American Suzuki Motor Corp. plans to discontinue new automobile sales in the United States after nearly 30 years and filed for Chapter 11 bankruptcy protection.
The Brea, Calif.-based company said in a statement that it will realign its business to focus on the long-term growth of its motorcycle and marine engine units. The company noted it will continue to honor customers’ warranties, and auto parts and services will be provided to customers through American Suzuki’s parts and service dealer network.
Japanese parent Suzuki Motor Corp. is not seeking protection from creditors, the company stated.

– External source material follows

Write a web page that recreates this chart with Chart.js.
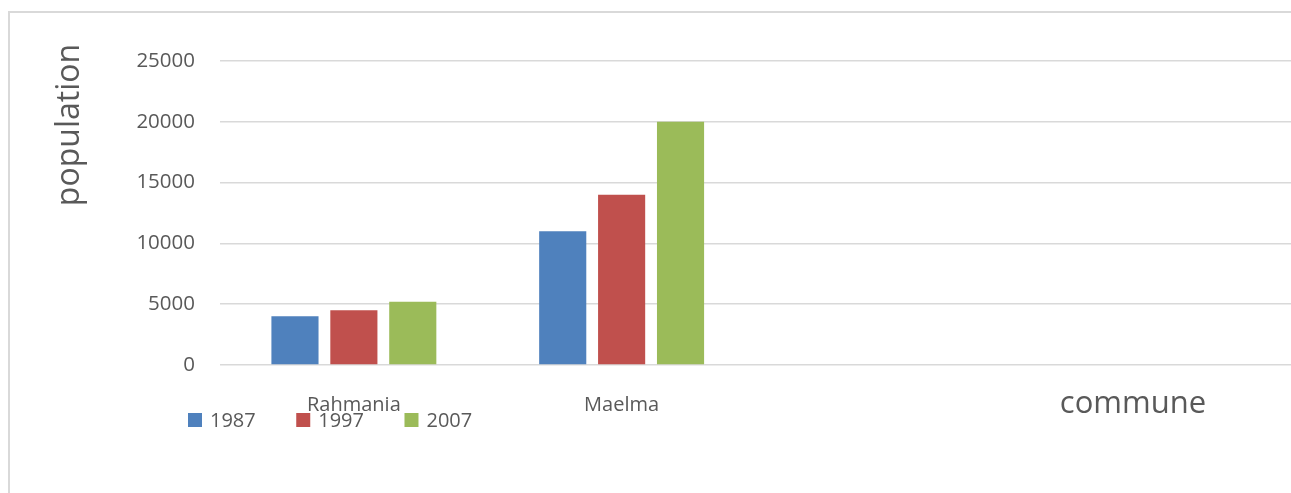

In evaluating its position in the competitive U.S. auto industry, American Suzuki listed challenges such as “low sales volumes, a limited number of models in its lineup, unfavorable foreign exchange rates, the high cost associated with growing and maintaining an automotive distribution system in the continental U.S. and the disproportionally high and increasing costs associated with stringent state and federal regulatory unique to the U.S. market.”

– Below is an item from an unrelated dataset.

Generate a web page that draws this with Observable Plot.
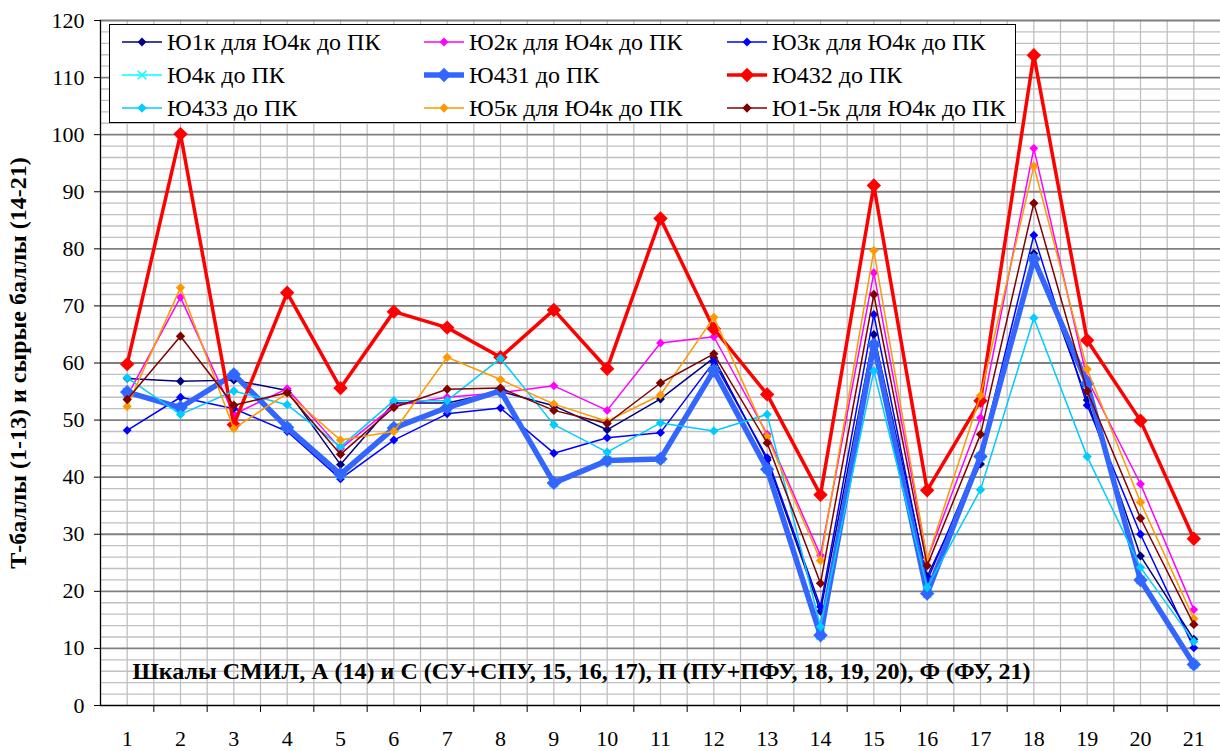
<!DOCTYPE html>
<html><head><meta charset="utf-8">
<script src="https://cdn.jsdelivr.net/npm/d3@7"></script>
<script src="https://cdn.jsdelivr.net/npm/@observablehq/plot@0.6"></script>
<style>
body{margin:0;background:#fff;}
#wrap{position:relative;width:1220px;height:751px;overflow:hidden;}
#legend{position:absolute;left:109px;top:24px;width:905px;height:97px;border:1.5px solid #000;background:#fff;font-family:"Liberation Serif",serif;font-size:24px;color:#000;}
.item{position:absolute;display:flex;align-items:center;white-space:nowrap;height:30px;}
.item svg{margin-right:5px;}
</style></head><body><div id="wrap"><div id="chart"></div><div id="legend"></div></div>
<script>
const categories = [1,2,3,4,5,6,7,8,9,10,11,12,13,14,15,16,17,18,19,20,21];
const seriesNames = ["Ю1к для Ю4к до ПК","Ю2к для Ю4к до ПК","Ю3к для Ю4к до ПК","Ю4к до ПК","Ю431 до ПК","Ю432 до ПК","Ю433 до ПК","Ю5к для Ю4к до ПК","Ю1-5к для Ю4к до ПК"];
const yu1k  = [57.3,56.8,57.0,55.2,42.2,53.0,53.0,55.0,52.5,48.3,53.7,60.9,43.0,16.5,65.0,22.6,42.3,79.2,53.5,26.2,11.6];
const yu2k  = [54.2,71.5,51.0,55.5,45.0,52.5,54.0,54.8,56.0,51.7,63.5,64.6,47.5,26.3,75.8,25.6,50.4,97.6,57.2,38.8,16.8];
const yu3k  = [48.2,54.0,52.0,48.0,39.7,46.5,51.1,52.1,44.2,46.9,47.8,60.2,43.4,17.3,68.5,21.8,44.0,82.4,52.6,30.0,10.1];
const yu4k  = [54.9,52.2,58.0,48.7,40.5,48.6,52.2,55.1,39.0,42.9,43.2,58.7,41.4,12.3,63.2,19.6,43.6,78.2,56.4,22.0,7.2];
const yu431 = [54.9,52.2,58.0,48.7,40.5,48.6,52.2,55.1,39.0,42.9,43.2,58.7,41.4,12.3,63.2,19.6,43.6,78.2,56.4,22.0,7.2];
const yu432 = [59.8,100.1,49.2,72.3,55.6,69.0,66.2,61.0,69.3,59.0,85.3,66.0,54.5,36.9,91.1,37.7,53.4,113.9,64.0,49.9,29.2];
const yu433 = [57.4,51.0,55.1,52.7,45.3,53.4,53.4,60.8,49.2,44.4,49.5,48.1,51.0,13.8,58.6,20.7,37.8,67.9,43.6,24.2,11.2];
const yu5k  = [52.4,73.2,48.5,54.7,46.5,48.0,61.0,57.1,52.8,49.8,54.4,68.0,47.1,25.4,79.7,25.6,54.3,94.5,58.9,35.6,15.2];
const yu15k = [53.6,64.7,52.6,54.8,44.0,52.2,55.4,55.6,51.7,49.4,56.5,61.6,46.0,21.4,72.0,24.5,47.5,88.0,55.1,32.8,14.2];
const yTicks = [0,10,20,30,40,50,60,70,80,90,100,110,120];
const yTitle = "Т-баллы (1-13) и сырые баллы (14-21)";
const caption = "Шкалы СМИЛ, А (14) и С (СУ+СПУ, 15, 16, 17), П (ПУ+ПФУ, 18, 19, 20), Ф (ФУ, 21)";

const values = [yu1k, yu2k, yu3k, yu4k, yu431, yu432, yu433, yu5k, yu15k];
const diamond = d3.symbolDiamond2 || "diamond";
const times = d3.symbolTimes || "times";
const styles = [
  {color:"#000080", w:1.5, sym:diamond, r:4, mode:"fill"},
  {color:"#FF00FF", w:1.5, sym:diamond, r:4, mode:"fill"},
  {color:"#0000FF", w:1.5, sym:diamond, r:4, mode:"fill"},
  {color:"#00FFFF", w:1.5, sym:times, r:4, mode:"stroke"},
  {color:"#3366FF", w:5.5, sym:diamond, r:6.5, mode:"fill"},
  {color:"#FF0000", w:3.5, sym:diamond, r:6.5, mode:"fill"},
  {color:"#00CCFF", w:1.5, sym:diamond, r:4.2, mode:"fill"},
  {color:"#FF9900", w:1.5, sym:diamond, r:4.2, mode:"fill"},
  {color:"#800000", w:1.5, sym:diamond, r:4.2, mode:"fill"}
];

const rows = [];
seriesNames.forEach((s, i) => categories.forEach((c, j) => rows.push({series: s, cat: c, value: values[i][j]})));

const halfSteps = d3.range(1, 21.01, 0.5);
const boundaries = categories.slice(0, -1).map(c => c + 0.5);
const minorY = d3.range(2, 120, 2).filter(v => v % 10 !== 0);
const majorY = yTicks.filter(v => v > 0);

const marks = [
  Plot.ruleY(minorY, {stroke:"#c0c0c0", strokeWidth:1.3}),
  Plot.ruleX(halfSteps, {stroke:"#c0c0c0", strokeWidth:1.3}),
  Plot.ruleY(majorY, {stroke:"#7f7f7f", strokeWidth:1.8}),
  Plot.ruleX([0.5], {stroke:"#000", strokeWidth:1.3}),
  Plot.ruleY([0], {stroke:"#000", strokeWidth:1.5}),
  Plot.text(categories, {x: d => d, y: 0, text: d => String(d), dy: 33, fontSize: 22}),
  Plot.text([caption], {frameAnchor:"bottom-left", dx: 32, dy: -27, textAnchor:"start", fontWeight:"bold", fontSize: 24}),
  Plot.text([yTitle], {frameAnchor:"left", dx: -82, rotate: -90, textAnchor:"middle", lineAnchor:"middle", fontWeight:"bold", fontSize: 24})
];
seriesNames.forEach((s, i) => {
  const st = styles[i];
  const data = rows.filter(r => r.series === s);
  marks.push(Plot.line(data, {x:"cat", y:"value", stroke: st.color, strokeWidth: st.w}));
  if (st.mode === "fill") marks.push(Plot.dot(data, {x:"cat", y:"value", symbol: st.sym, r: st.r, fill: st.color, stroke: "none"}));
  else marks.push(Plot.dot(data, {x:"cat", y:"value", symbol: st.sym, r: st.r, stroke: st.color, strokeWidth: 1.5, fill: "none"}));
});

const chart = Plot.plot({
  width: 1220, height: 751,
  marginLeft: 100, marginRight: 0, marginTop: 20, marginBottom: 46,
  style: {fontFamily: '"Liberation Serif", serif', fontSize: "22px", background: "#fff", color: "#000"},
  x: {type: "linear", domain: [0.5, 21.5], ticks: boundaries, tickSize: 7, tickFormat: () => "", label: null},
  y: {domain: [0, 120], ticks: yTicks, tickSize: 6, tickPadding: 10, label: null},
  marks
});
document.getElementById("chart").appendChild(chart);

// legend
const legend = document.getElementById("legend");
const colX = [12, 314, 617];
const rowY = [2, 35, 68];
seriesNames.forEach((s, i) => {
  const st = styles[i];
  const item = document.createElement("div");
  item.className = "item";
  item.style.left = colX[i % 3] + "px";
  item.style.top = rowY[Math.floor(i / 3)] + "px";
  const sw = d3.create("svg").attr("width", 40).attr("height", 30);
  sw.append("line").attr("x1", 0).attr("x2", 40).attr("y1", 15).attr("y2", 15).attr("stroke", st.color).attr("stroke-width", st.w);
  const size = Math.PI * st.r * st.r;
  const p = sw.append("path").attr("transform", "translate(20,15)").attr("d", d3.symbol(typeof st.sym === "string" ? d3.symbolDiamond : st.sym, size)());
  if (st.mode === "fill") p.attr("fill", st.color); else p.attr("fill", "none").attr("stroke", st.color).attr("stroke-width", 1.5);
  item.appendChild(sw.node());
  const t = document.createElement("span");
  t.textContent = s;
  item.appendChild(t);
  legend.appendChild(item);
});
</script></body></html>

The company said it plans to sell its remaining inventory through its dealers and intends to work with current U.S. Suzuki dealers to structure a smooth transition from new automotive sales to exclusively parts and service operations, or “in some instances, an orderly wind down of dealership operations.”
American Suzuki joins Daihatsu, Isuzu and Daewoo as smaller Asian brands to drop out of the U.S. market while bigger rivals climb back from the recession.
Although American Suzuki reported a 5% sales increase in October compared to the previous year, it only sold 26,618 vehicles last year. While Suzuki sales slipped, the U.S. auto industry as a whole has grown 10% or more since 2009, including this year’s 14%.